Deze beroepsgrond slaagt niet. In de memorie van toelichting bij de Wet tot Wijziging van enkele wetten van het Ministerie van Sociale zaken en Werkgelegenheid (Verzamelwet SZW 2013), bij welke wet artikel 60a, vierde lid, van de WWB is ingevoerd, is de proceskostenvergoeding genoemd als een vordering die belanghebbende op het college heeft en die kan worden verrekend met een vordering van het college op belanghebbende (TK 2012/13, 33 556, nr. 3, blz. 3). Voorts heeft de gemachtigde van appellanten ter zitting van de Raad er zelf op gewezen dat in de uitspraak van de Raad van 22 december 2015, ECLI:NL:CRVB:2015:4828, in feite zijn subsidiaire stelling, dat sprake is van ongerechtvaardigd onderscheid tussen ‘toegevoegde advocaten’ en andere rechtshulpverleners, al is verworpen. De gemachtigde van appellanten heeft te kennen gegeven dat hij het niet eens is met de uitspraak van 22 december 2015, maar heeft geen argumenten aangedragen op grond waarvan de Raad in dit geval tot een ander oordeel zou moeten komen dan in die uitspraak.
4.7.
Uit wat in 4.4 is overwogen, volgt dat het hoger beroep slaagt, voor zover het betrekking heeft op de afwijzing van de aanvraag om bijzondere bijstand. Het bestreden besluit is op dit punt onvoldoende gemotiveerd en kan in zoverre wegens strijd met artikel 7:12, eerste lid, van de Awb niet in stand blijven. De rechtbank heeft dit niet onderkend, zodat de aangevallen uitspraak dient te worden vernietigd voor zover het betreft de afwijzing van de aanvraag om bijzondere bijstand. Uit 4.6 volgt dat de aangevallen uitspraak voor het overige dient te worden bevestigd. Doende wat de rechtbank zou behoren te doen, zal de Raad het bestreden besluit vernietigen voor zover daarbij de aanvraag om bijzondere bijstand is afgewezen en het dagelijks bestuur opdragen een nieuwe beslissing op bezwaar te nemen. Hierbij dient het dagelijks bestuur uit te gaan van de noodzakelijkheid van de in geding zijnde kosten van griffierecht. De Raad ziet af van toepassing van artikel 8:51a van de Awb (de bestuurlijke lus) in de verwachting dat, ook in het licht van het beperkte financiële belang, de nieuwe beslissing op bezwaar niet tot problemen zal leiden. Voor toewijzing van het verzoek om schadevergoeding bestaat nu geen aanleiding, omdat nog niet vaststaat dat appellanten voor vergoeding in aanmerking komende schade hebben geleden. Met het oog op een voortvarende afdoening van het geschil bestaat wel aanleiding om met toepassing van artikel 8:113,
tweede lid, van de Awb te bepalen dat tegen de door het dagelijks bestuur te nemen nieuwe beslissing op bezwaar slechts bij de Raad beroep kan worden ingesteld.
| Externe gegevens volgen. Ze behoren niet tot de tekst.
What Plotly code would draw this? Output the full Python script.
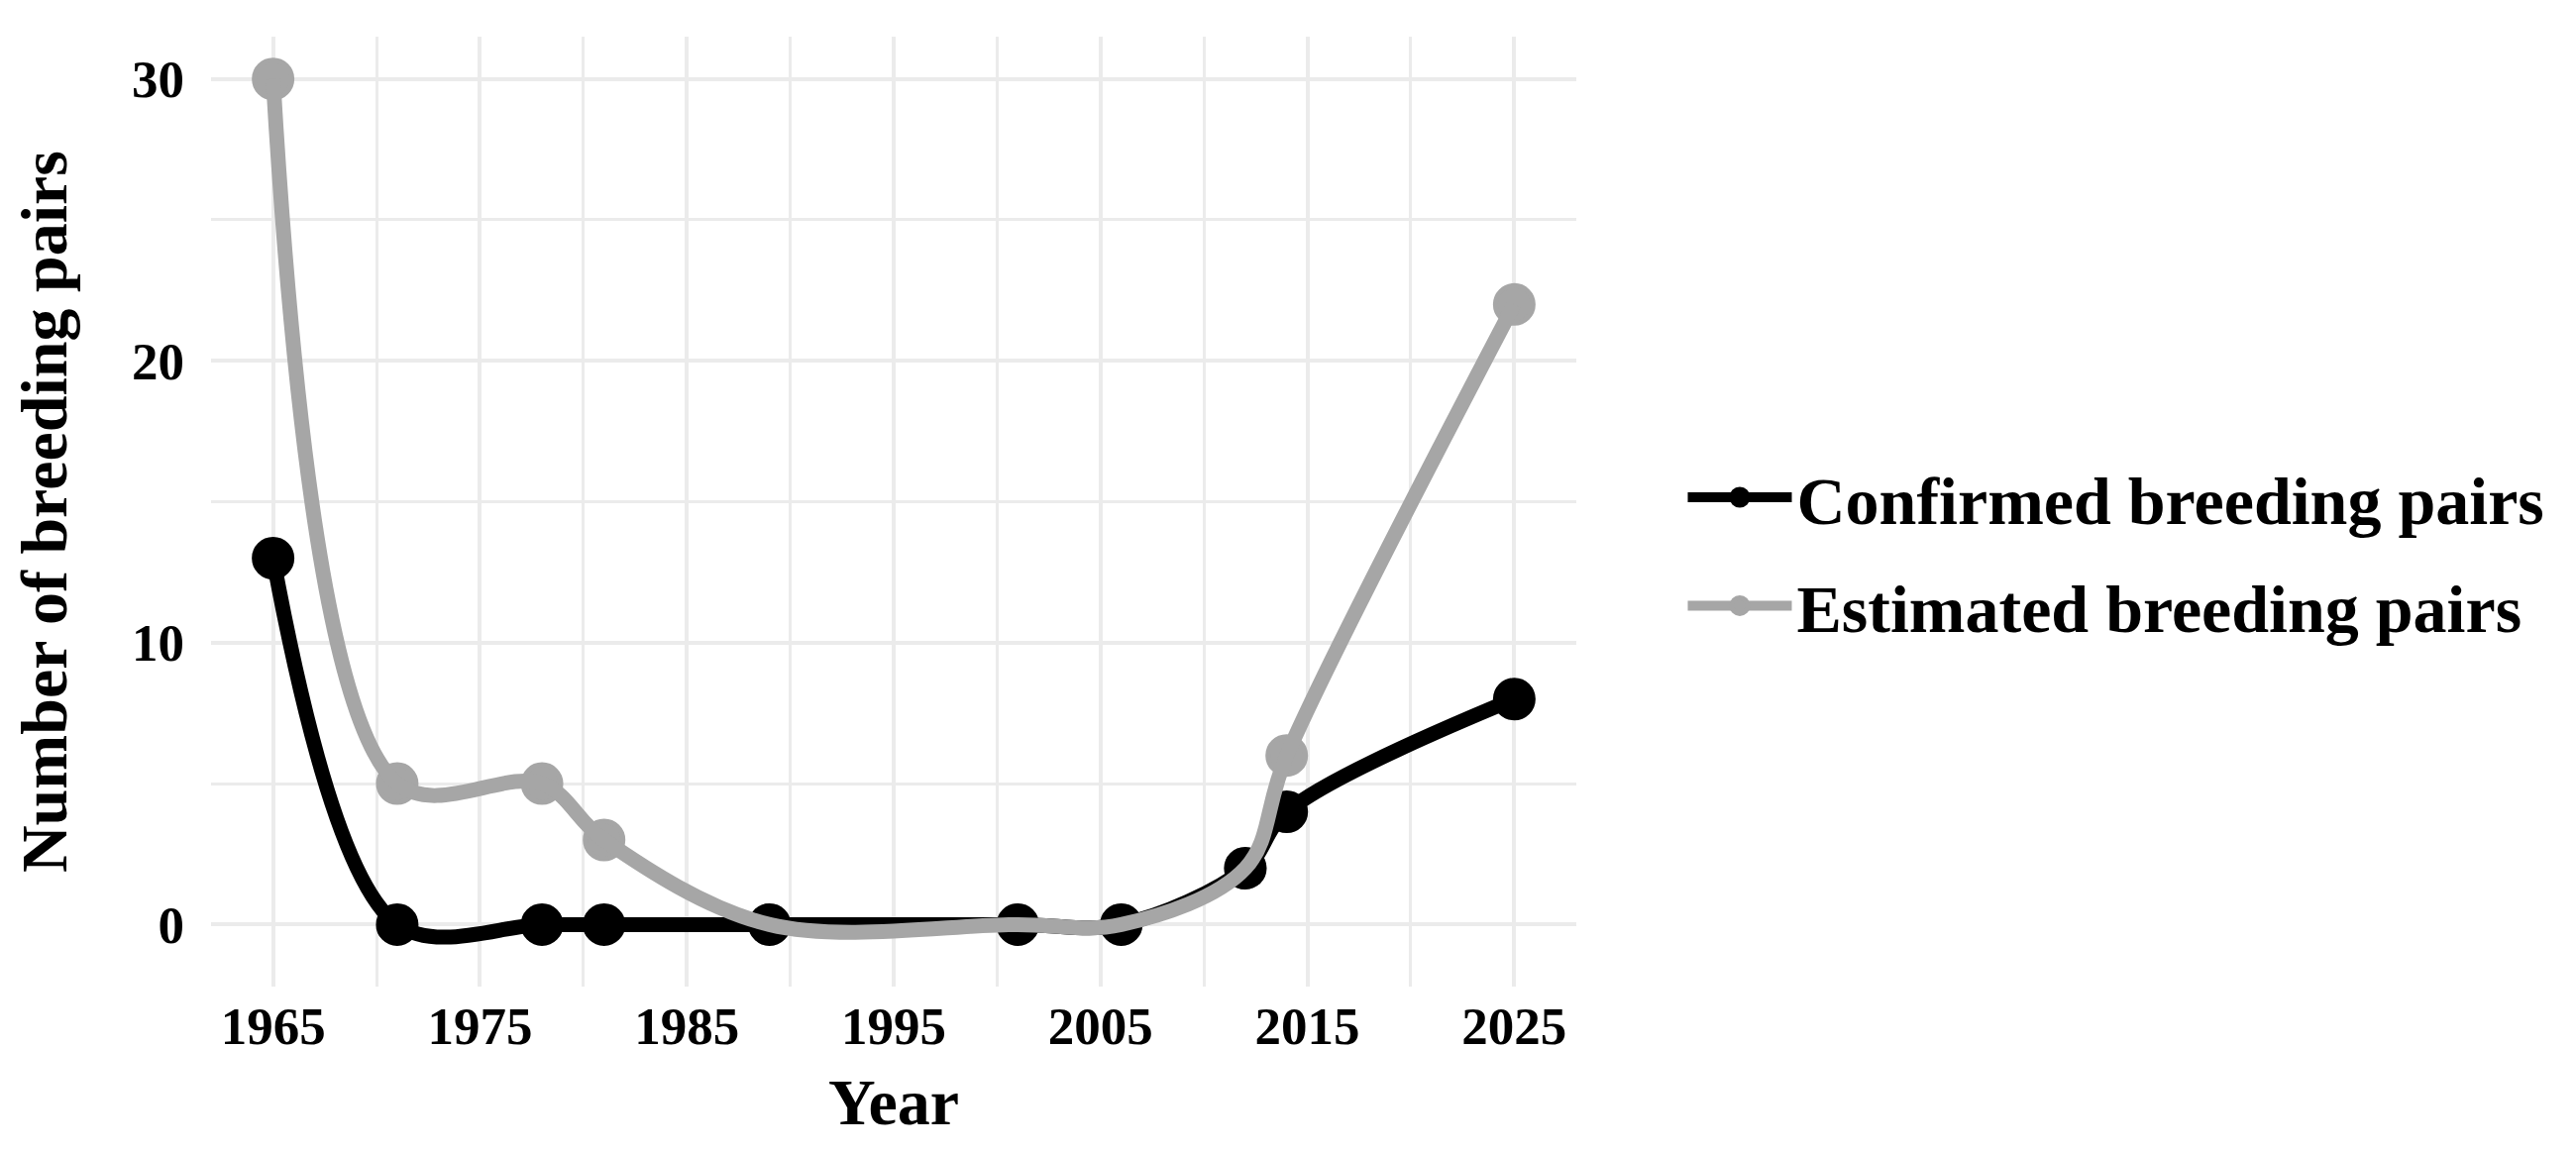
import plotly.graph_objects as go

# survey years and breeding pair counts
years = [1965, 1971, 1978, 1981, 1989, 2001, 2006, 2012, 2014, 2025]
confirmed_pairs = [13, 0, 0, 0, 0, 0, 0, 2, 4, 8]
estimated_pairs = [30, 5, 5, 3, 0, 0, 0, 2, 6, 22]

x_ticks = [1965, 1975, 1985, 1995, 2005, 2015, 2025]
y_ticks = [0, 10, 20, 30]

series_names = ['Confirmed breeding pairs', 'Estimated breeding pairs']
series_colors = ['#000000', '#a6a6a6']

FONT = 'Liberation Serif'
MARKER_SIZE = 38
MARKER_EDGE = 5
LINE_WIDTH = 15


def build_figure():
    fig = go.Figure()
    series = [confirmed_pairs, estimated_pairs]

    # points first (estimated below confirmed), smoothed lines on top
    for vals, col in zip(series[::-1], series_colors[::-1]):
        fig.add_trace(go.Scatter(
            x=years, y=vals, mode='markers',
            marker=dict(size=MARKER_SIZE, color=col, symbol='circle',
                        line=dict(color=col, width=MARKER_EDGE)),
            showlegend=False, hoverinfo='skip'
        ))
    for vals, col in zip(series, series_colors):
        fig.add_trace(go.Scatter(
            x=years, y=vals, mode='lines',
            line=dict(color=col, width=LINE_WIDTH, shape='spline', smoothing=1.0),
            showlegend=False
        ))
    # legend entries
    for i, (name, col) in enumerate(zip(series_names, series_colors)):
        fig.add_trace(go.Scatter(
            x=[None], y=[None], mode='lines+markers', name=name,
            legendgroup=f'g{i}',
            line=dict(color=col, width=LINE_WIDTH),
            marker=dict(size=MARKER_SIZE, color=col,
                        line=dict(color=col, width=MARKER_EDGE))
        ))

    fig.update_layout(
        width=2600, height=1163,
        paper_bgcolor='white', plot_bgcolor='white',
        margin=dict(l=205, r=1017, t=29, b=175, autoexpand=False),
        font=dict(family=FONT, color='#000000', size=53, weight='bold'),
        legend=dict(
            x=1.078, xanchor='left', y=0.458, yanchor='middle',
            font=dict(family=FONT, size=68, color='#000000', weight='bold'),
            traceorder='grouped', tracegroupgap=18,
            itemwidth=105, bgcolor='rgba(0,0,0,0)'
        ),
        xaxis=dict(
            range=[1962, 2028], tickmode='array', tickvals=x_ticks,
            showgrid=True, gridcolor='#ebebeb', gridwidth=4,
            minor=dict(dtick=5, tick0=1965, showgrid=True, gridcolor='#ebebeb', gridwidth=3),
            zeroline=False, showline=False,
            tickfont=dict(family=FONT, size=53, weight='bold'),
            ticklabelstandoff=4,
            title=dict(text='Year', standoff=24,
                       font=dict(family=FONT, size=66, weight='bold'))
        ),
        yaxis=dict(
            range=[-2.2, 31.5], tickmode='array', tickvals=y_ticks,
            showgrid=True, gridcolor='#ebebeb', gridwidth=4,
            minor=dict(dtick=5, tick0=0, showgrid=True, gridcolor='#ebebeb', gridwidth=3),
            zeroline=False, showline=False,
            tickfont=dict(family=FONT, size=53, weight='bold'),
            ticklabelstandoff=26,
            title=dict(text='Number of breeding pairs', standoff=44,
                       font=dict(family=FONT, size=66, weight='bold'))
        ),
    )
    return fig


if __name__ == '__main__':
    fig = build_figure()
    fig.write_html('out.html')
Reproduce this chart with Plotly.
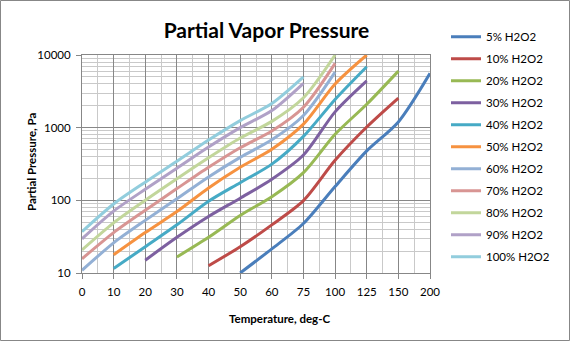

5. Aanleiding bestaat om het dagelijks bestuur te veroordelen in de proceskosten van appellanten. Deze worden begroot op € 992,- in beroep en € 992,- in hoger beroep voor verleende rechtsbijstand.

BESLISSING

De Centrale Raad van Beroep
- vernietigt de aangevallen uitspraak voor zover het betreft de afwijzing van de aanvraag om
bijzondere bijstand;
- verklaart het beroep in zoverre gegrond en vernietigt het besluit van 30 juli 2014 in zoverre;
- draagt het dagelijks bestuur op een nieuw besluit te nemen op het bezwaar tegen het besluit
van 23 mei 2014, met inachtneming van deze uitspraak;
- bepaalt dat tegen het te nemen besluit slechts bij de Raad beroep kan worden ingesteld;
- bevestigt de aangevallen uitspraak voor het overige;
- veroordeelt het dagelijks bestuur in de kosten van appellanten tot een bedrag van € 1.984,-;
- bepaalt dat het dagelijks bestuur aan appellanten het in beroep en hoger beroep betaalde
griffierecht van in totaal € 168,- vergoedt.
Deze uitspraak is gedaan door A.M. Overbeeke als voorzitter en W.F. Claessens en
J.H.M. van de Ven als leden, in tegenwoordigheid van A. Stuut als griffier. De beslissing is uitgesproken in het openbaar op 2 augustus 2016.